The principle of political neutrality has been for decades a sacred cow in Finnish foreign policy. With its 780-mile shared border with Russia, Finland insisted on neutrality during the cold war, despite being loosely tied to the Soviet Union by a treaty of cooperation. This allowed Finland to develop its market economy and maintain profitable trade relations with Moscow.
The price Finland paid was to walk a tightrope between East and West. In international politics, the country refrained from taking sides when superpower interests conflicted, even in evident violations of international law such as the occupation of Czecho-slovakia in 1968. And in foreign trade, equal terms were struck with the EC and the former Soviet bloc.
When the Soviet Union collapsed and the cooperation treaty was scrapped early this year, Finnish foreign policy was freed of its watchdog.
But as President Koivisto stated at the opening session of parliament in February, "Our basic attitude to a policy of neighborliness remains unchanged."
Boris Yeltsin's Russia had no objections to Finnish membership of the EC. "If Finland decides to apply for EC membership, we will be loyal in this and support Finland's bid," Russian Deputy Premier Gennady Burbulis commented before Finland's formal application.
Although neutrality is no longer a political necessity, Finns are only slowly starting to question it. In principle, all political parties still support neutrality as the basis for foreign policy.
Because of a long tradition of neutrality, Finland - like Sweden, Switzerland, and Austria - has remained outside NATO and the North Atlantic Cooperation Council, to which the former Soviet Union and Eastern Europe belonged.
One reason given for the extreme caution is that turmoil in Russia could explode and divide Europe again. This argument is also used by those favoring integration into Western Europe.
In a recent interview with the Helsingin Sanomat daily, Max Jakobson, a prominent political analyst, welcomed the recent debate about Finland's foreign policy: "The speeches have eliminated allergy to NATO, which Finland has suffered from," he said.
Finnish politicians are finally getting down to real foreign policy issues, Dr. Jakobson says, although "nonalignment" and "neutrality" should be deleted from foreign policy vocabulary, he asserts.
As part of its goal to become more integrated into Europe, Prime Minister Esko Aho's government, along with the three major parties, sees EC membership as an essential first step. But hardly anyone is ready to question neutrality publicly. Abandoning the concept of neutrality has until now been considered a major political heresy by Finns.
Leaders of the Center Party, for instance, want to preserve the concept of neutrality, while softening its interpretation.
In parliament, attitudes toward the EC do not follow traditional party lines. The Center Party, which holds the largest number of seats and is the backbone of the center-right coalition government, is deeply split. Nearly half of centrist representatives voted against joining the EC in March.

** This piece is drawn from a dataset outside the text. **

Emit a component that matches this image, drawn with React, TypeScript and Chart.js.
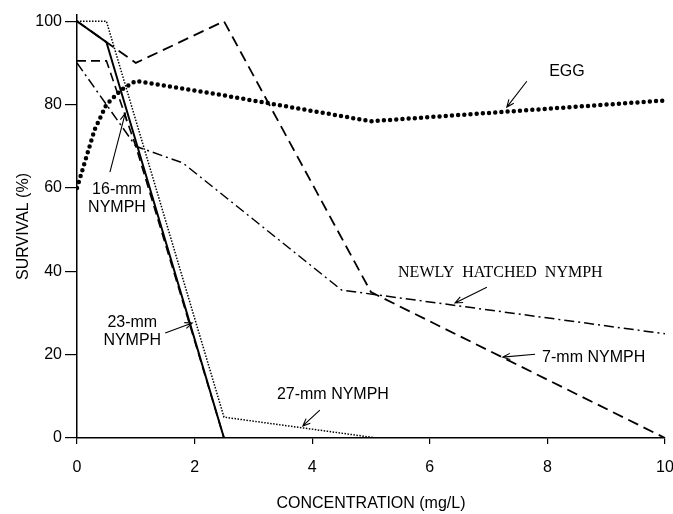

The reason lies in the deep agrarian roots of the party, which draws much of its support from the countryside. Resistance to the EC is strongest among farmers, two-thirds of whom oppose membership because of concern over losing agricultural subsidies.
The Conservative Party and the Social-Democratic Party, the largest opposition group, unanimously voted for the EC.
EC opponents like Eero Taivalsaari, leader of the small anti-EC movement Alternative to the EC, are worried that Finnish sovereignty will be threatened.
"In the union Finland would become an abused party and that would be the end of independence," he claims. Instead, he offers Nordic cooperation and the recent agreement on the European Community Area which guarantees free-trade without compromising political sovereignty.
Public opinion is becoming more pro-EC. According to a poll last month, 56 percent of the population favor EC membership, up from 41 percent in January, while 31 percent oppose it (down from 40 percent). Another poll shows that the young and educated are most pro-EC membership.
The prime minister said yesterday that Tuesday's Danish vote rejecting the Maastricht Treaty will not have a direct influence on Finland's EC policy. He added, however, that it may inflame public discussion about the Community.